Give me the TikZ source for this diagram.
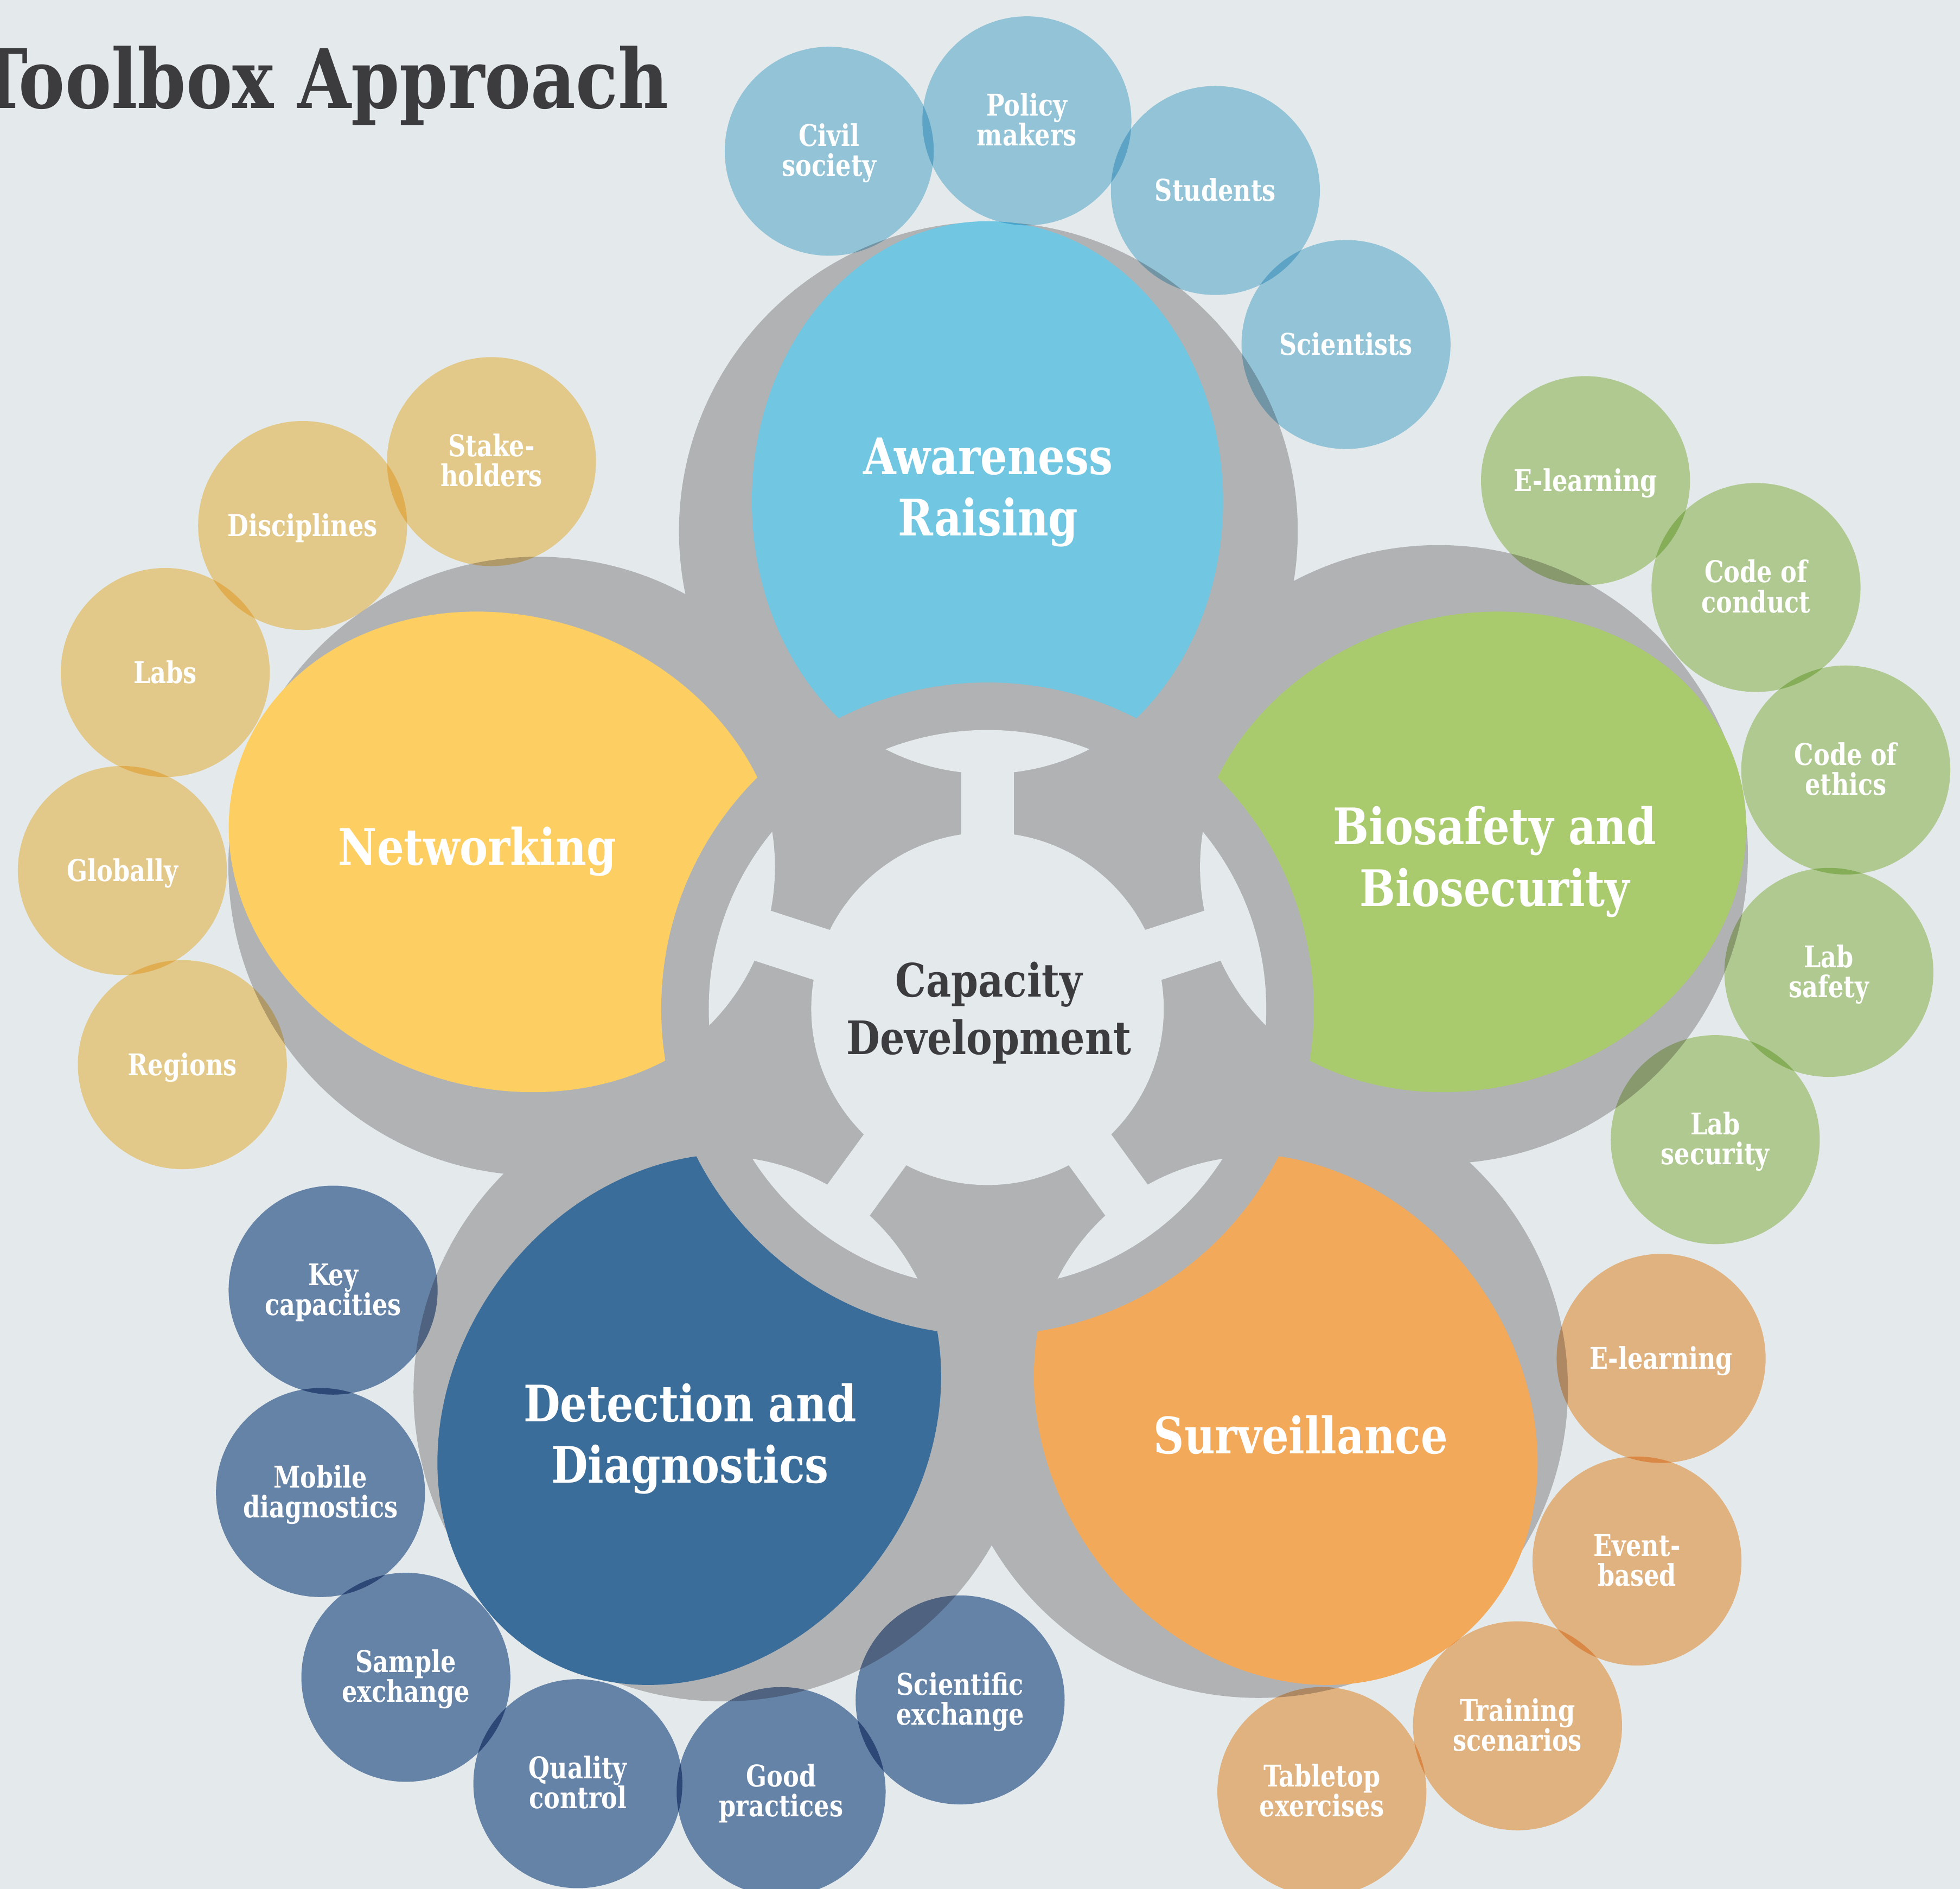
\documentclass[tikz,border=0pt]{standalone}
\usepackage{fontspec}
\setmainfont{DejaVu Serif Condensed}
\newfontfamily\bigf{DejaVu Serif Condensed}[FakeStretch=0.935]
\newfontfamily\smf{DejaVu Serif Condensed}[FakeStretch=0.9]
\newfontfamily\titf{DejaVu Serif Condensed}[FakeStretch=0.94]
\definecolor{bgc}{HTML}{E4E9EB}
\definecolor{grayc}{HTML}{B1B2B4}
\definecolor{awc}{HTML}{71C6E1}
\definecolor{nwc}{HTML}{FDCF62}
\definecolor{bsc}{HTML}{A9CB6E}
\definecolor{ddc}{HTML}{3A6D99}
\definecolor{svc}{HTML}{F3A95A}
\definecolor{txtc}{HTML}{3C3C3F}
\definecolor{smaw}{HTML}{A4D6EA}
\definecolor{smnw}{HTML}{FDDC96}
\definecolor{smbs}{HTML}{C4DC9D}
\definecolor{smdd}{HTML}{728FB6}
\definecolor{smsv}{HTML}{FAC38B}
\tikzset{
  biglab/.style={font=\bigf\bfseries\fontsize{28.6}{35}\selectfont, text=white, align=center, anchor=base, inner sep=0pt},
  hublab/.style={font=\bigf\bfseries\fontsize{26.2}{32.6}\selectfont, text=txtc, align=center, anchor=base, inner sep=0pt},
  smlab/.style={font=\smf\bfseries\fontsize{17}{17}\selectfont, text=white, align=center, anchor=base, inner sep=0pt},
  bub/.style={blend mode=multiply},
  egg/.style={x radius=224, y radius=188.5},
}
\begin{document}
\begin{tikzpicture}[x=0.025cm,y=0.025cm]
\useasboundingbox (0,0) rectangle (1568,1511);
\fill[bgc] (0,0) rectangle (1568,1511);
\clip (0,0) rectangle (1568,1511);
% gray circles
\fill[grayc] (790.7,1086) circle (247.5);
\fill[grayc] (430.2,818.1) circle (247.5);
\fill[grayc] (1150.8,827.4) circle (247.5);
\fill[grayc] (578.3,397.4) circle (247.5);
\fill[grayc] (1006.8,400.2) circle (247.5);
% coloured ellipses
\fill[awc, rotate around={90:(790,1110)}] (790,1110) ellipse [egg];
\fill[nwc, rotate around={162:(403.9,829.5)}] (403.9,829.5) ellipse [egg];
\fill[bsc, rotate around={18:(1176.1,829.5)}] (1176.1,829.5) ellipse [egg];
\fill[ddc, rotate around={234:(551.4,375.5)}] (551.4,375.5) ellipse [egg];
\fill[svc, rotate around={306:(1028.6,375.5)}] (1028.6,375.5) ellipse [egg];
% hub
\begin{scope}[shift={(790,704)}]
  \fill[grayc] (0,0) circle (261);
  \fill[bgc] (0,0) circle (141);
  \foreach \a in {90,162,234,306,18}
    \fill[bgc, rotate=\a] (0,-21) rectangle (205,21);
  \begin{scope}
    \clip (0,0) circle (223);
    \foreach \a in {90,162,234,306,18}
      \fill[bgc] (\a:367) circle (179);
  \end{scope}
\end{scope}
% small bubbles
\fill[smaw, bub] (663.4,1390) circle (83.6);
\fill[smaw, bub] (821.5,1414.3) circle (83.6);
\fill[smaw, bub] (972.3,1358.6) circle (83.6);
\fill[smaw, bub] (1076.8,1235.4) circle (83.6);
\fill[smnw, bub] (393.2,1141.7) circle (83.6);
\fill[smnw, bub] (242.1,1090.6) circle (83.6);
\fill[smnw, bub] (132.2,973) circle (83.6);
\fill[smnw, bub] (97.9,814.6) circle (83.6);
\fill[smnw, bub] (145.9,659.3) circle (83.6);
\fill[smbs, bub] (1268.4,1126.5) circle (83.6);
\fill[smbs, bub] (1404.8,1041) circle (83.6);
\fill[smbs, bub] (1476.6,895) circle (83.6);
\fill[smbs, bub] (1463.1,733.1) circle (83.6);
\fill[smbs, bub] (1372.2,599.3) circle (83.6);
\fill[smdd, bub] (266.5,478.9) circle (83.6);
\fill[smdd, bub] (256.4,317) circle (83.6);
\fill[smdd, bub] (324.7,169.2) circle (83.6);
\fill[smdd, bub] (462.3,84.1) circle (83.6);
\fill[smdd, bub] (624.9,77.8) circle (83.6);
\fill[smdd, bub] (768.1,151.1) circle (83.6);
\fill[smsv, bub] (1328.9,424.3) circle (83.6);
\fill[smsv, bub] (1309.6,262.2) circle (83.6);
\fill[smsv, bub] (1214,130.4) circle (83.6);
\fill[smsv, bub] (1057.5,77.8) circle (83.6);
% title
\node[anchor=base east, inner sep=0pt, text=txtc, font=\titf\bfseries\fontsize{46.6}{50}\selectfont] (title) at (535,1424.6) {Toolbox Approach};
% main labels (anchor = baseline of last line)
\node[hublab] (hub) at (791,667.7) {Capacity\\Development};
\node[biglab] (aw) at (790.5,1082.3) {Awareness\\Raising};
\node[biglab] (nw) at (381.8,819.2) {Networking};
\node[biglab] (bs) at (1195.8,786.2) {Biosafety and\\Biosecurity};
\node[biglab] (dd) at (552,324.6) {Detection and\\Diagnostics};
\node[biglab] (sv) at (1040.6,348.2) {Surveillance};
% small labels
\node[smlab] (l1) at (663.4,1370) {Civil\\society};
\node[smlab] (l2) at (821.5,1394.3) {Policy\\makers};
\node[smlab] (l3) at (972.3,1350.1) {Students};
\node[smlab] (l4) at (1076.8,1226.9) {Scientists};
\node[smlab] (l5) at (393.2,1121.7) {Stake-\\holders};
\node[smlab] (l6) at (242.1,1082.1) {Disciplines};
\node[smlab] (l7) at (132.2,964.5) {Labs};
\node[smlab] (l8) at (97.9,806.1) {Globally};
\node[smlab] (l9) at (145.9,650.8) {Regions};
\node[smlab] (l10) at (1268.4,1118) {E-learning};
\node[smlab] (l11) at (1404.8,1021) {Code of\\conduct};
\node[smlab] (l12) at (1476.6,875) {Code of\\ethics};
\node[smlab] (l13) at (1463.1,713.1) {Lab\\safety};
\node[smlab] (l14) at (1372.2,579.3) {Lab\\security};
\node[smlab] (l15) at (266.5,458.9) {Key\\capacities};
\node[smlab] (l16) at (256.4,297) {Mobile\\diagnostics};
\node[smlab] (l17) at (324.7,149.2) {Sample\\exchange};
\node[smlab] (l18) at (462.3,64.1) {Quality\\control};
\node[smlab] (l19) at (624.9,57.8) {Good\\practices};
\node[smlab] (l20) at (768.1,131.1) {Scientific\\exchange};
\node[smlab] (l21) at (1328.9,415.8) {E-learning};
\node[smlab] (l22) at (1309.6,242.2) {Event-\\based};
\node[smlab] (l23) at (1214,110.4) {Training\\scenarios};
\node[smlab] (l24) at (1057.5,57.8) {Tabletop\\exercises};
\end{tikzpicture}
\end{document}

▬▬▬▬▬▬▬▬▬▬

**REQUEST**
Without the images, write out each line of the data verbatim.

**EXERCISE ANSWER**
Give me the TikZ source for this diagram.
\documentclass[tikz,border=0pt]{standalone}
\usepackage{fontspec}
\setmainfont{DejaVu Serif Condensed}
\newfontfamily\bigf{DejaVu Serif Condensed}[FakeStretch=0.935]
\newfontfamily\smf{DejaVu Serif Condensed}[FakeStretch=0.9]
\newfontfamily\titf{DejaVu Serif Condensed}[FakeStretch=0.94]
\definecolor{bgc}{HTML}{E4E9EB}
\definecolor{grayc}{HTML}{B1B2B4}
\definecolor{awc}{HTML}{71C6E1}
\definecolor{nwc}{HTML}{FDCF62}
\definecolor{bsc}{HTML}{A9CB6E}
\definecolor{ddc}{HTML}{3A6D99}
\definecolor{svc}{HTML}{F3A95A}
\definecolor{txtc}{HTML}{3C3C3F}
\definecolor{smaw}{HTML}{A4D6EA}
\definecolor{smnw}{HTML}{FDDC96}
\definecolor{smbs}{HTML}{C4DC9D}
\definecolor{smdd}{HTML}{728FB6}
\definecolor{smsv}{HTML}{FAC38B}
\tikzset{
  biglab/.style={font=\bigf\bfseries\fontsize{28.6}{35}\selectfont, text=white, align=center, anchor=base, inner sep=0pt},
  hublab/.style={font=\bigf\bfseries\fontsize{26.2}{32.6}\selectfont, text=txtc, align=center, anchor=base, inner sep=0pt},
  smlab/.style={font=\smf\bfseries\fontsize{17}{17}\selectfont, text=white, align=center, anchor=base, inner sep=0pt},
  bub/.style={blend mode=multiply},
  egg/.style={x radius=224, y radius=188.5},
}
\begin{document}
\begin{tikzpicture}[x=0.025cm,y=0.025cm]
\useasboundingbox (0,0) rectangle (1568,1511);
\fill[bgc] (0,0) rectangle (1568,1511);
\clip (0,0) rectangle (1568,1511);
% gray circles
\fill[grayc] (790.7,1086) circle (247.5);
\fill[grayc] (430.2,818.1) circle (247.5);
\fill[grayc] (1150.8,827.4) circle (247.5);
\fill[grayc] (578.3,397.4) circle (247.5);
\fill[grayc] (1006.8,400.2) circle (247.5);
% coloured ellipses
\fill[awc, rotate around={90:(790,1110)}] (790,1110) ellipse [egg];
\fill[nwc, rotate around={162:(403.9,829.5)}] (403.9,829.5) ellipse [egg];
\fill[bsc, rotate around={18:(1176.1,829.5)}] (1176.1,829.5) ellipse [egg];
\fill[ddc, rotate around={234:(551.4,375.5)}] (551.4,375.5) ellipse [egg];
\fill[svc, rotate around={306:(1028.6,375.5)}] (1028.6,375.5) ellipse [egg];
% hub
\begin{scope}[shift={(790,704)}]
  \fill[grayc] (0,0) circle (261);
  \fill[bgc] (0,0) circle (141);
  \foreach \a in {90,162,234,306,18}
    \fill[bgc, rotate=\a] (0,-21) rectangle (205,21);
  \begin{scope}
    \clip (0,0) circle (223);
    \foreach \a in {90,162,234,306,18}
      \fill[bgc] (\a:367) circle (179);
  \end{scope}
\end{scope}
% small bubbles
\fill[smaw, bub] (663.4,1390) circle (83.6);
\fill[smaw, bub] (821.5,1414.3) circle (83.6);
\fill[smaw, bub] (972.3,1358.6) circle (83.6);
\fill[smaw, bub] (1076.8,1235.4) circle (83.6);
\fill[smnw, bub] (393.2,1141.7) circle (83.6);
\fill[smnw, bub] (242.1,1090.6) circle (83.6);
\fill[smnw, bub] (132.2,973) circle (83.6);
\fill[smnw, bub] (97.9,814.6) circle (83.6);
\fill[smnw, bub] (145.9,659.3) circle (83.6);
\fill[smbs, bub] (1268.4,1126.5) circle (83.6);
\fill[smbs, bub] (1404.8,1041) circle (83.6);
\fill[smbs, bub] (1476.6,895) circle (83.6);
\fill[smbs, bub] (1463.1,733.1) circle (83.6);
\fill[smbs, bub] (1372.2,599.3) circle (83.6);
\fill[smdd, bub] (266.5,478.9) circle (83.6);
\fill[smdd, bub] (256.4,317) circle (83.6);
\fill[smdd, bub] (324.7,169.2) circle (83.6);
\fill[smdd, bub] (462.3,84.1) circle (83.6);
\fill[smdd, bub] (624.9,77.8) circle (83.6);
\fill[smdd, bub] (768.1,151.1) circle (83.6);
\fill[smsv, bub] (1328.9,424.3) circle (83.6);
\fill[smsv, bub] (1309.6,262.2) circle (83.6);
\fill[smsv, bub] (1214,130.4) circle (83.6);
\fill[smsv, bub] (1057.5,77.8) circle (83.6);
% title
\node[anchor=base east, inner sep=0pt, text=txtc, font=\titf\bfseries\fontsize{46.6}{50}\selectfont] (title) at (535,1424.6) {Toolbox Approach};
% main labels (anchor = baseline of last line)
\node[hublab] (hub) at (791,667.7) {Capacity\\Development};
\node[biglab] (aw) at (790.5,1082.3) {Awareness\\Raising};
\node[biglab] (nw) at (381.8,819.2) {Networking};
\node[biglab] (bs) at (1195.8,786.2) {Biosafety and\\Biosecurity};
\node[biglab] (dd) at (552,324.6) {Detection and\\Diagnostics};
\node[biglab] (sv) at (1040.6,348.2) {Surveillance};
% small labels
\node[smlab] (l1) at (663.4,1370) {Civil\\society};
\node[smlab] (l2) at (821.5,1394.3) {Policy\\makers};
\node[smlab] (l3) at (972.3,1350.1) {Students};
\node[smlab] (l4) at (1076.8,1226.9) {Scientists};
\node[smlab] (l5) at (393.2,1121.7) {Stake-\\holders};
\node[smlab] (l6) at (242.1,1082.1) {Disciplines};
\node[smlab] (l7) at (132.2,964.5) {Labs};
\node[smlab] (l8) at (97.9,806.1) {Globally};
\node[smlab] (l9) at (145.9,650.8) {Regions};
\node[smlab] (l10) at (1268.4,1118) {E-learning};
\node[smlab] (l11) at (1404.8,1021) {Code of\\conduct};
\node[smlab] (l12) at (1476.6,875) {Code of\\ethics};
\node[smlab] (l13) at (1463.1,713.1) {Lab\\safety};
\node[smlab] (l14) at (1372.2,579.3) {Lab\\security};
\node[smlab] (l15) at (266.5,458.9) {Key\\capacities};
\node[smlab] (l16) at (256.4,297) {Mobile\\diagnostics};
\node[smlab] (l17) at (324.7,149.2) {Sample\\exchange};
\node[smlab] (l18) at (462.3,64.1) {Quality\\control};
\node[smlab] (l19) at (624.9,57.8) {Good\\practices};
\node[smlab] (l20) at (768.1,131.1) {Scientific\\exchange};
\node[smlab] (l21) at (1328.9,415.8) {E-learning};
\node[smlab] (l22) at (1309.6,242.2) {Event-\\based};
\node[smlab] (l23) at (1214,110.4) {Training\\scenarios};
\node[smlab] (l24) at (1057.5,57.8) {Tabletop\\exercises};
\end{tikzpicture}
\end{document}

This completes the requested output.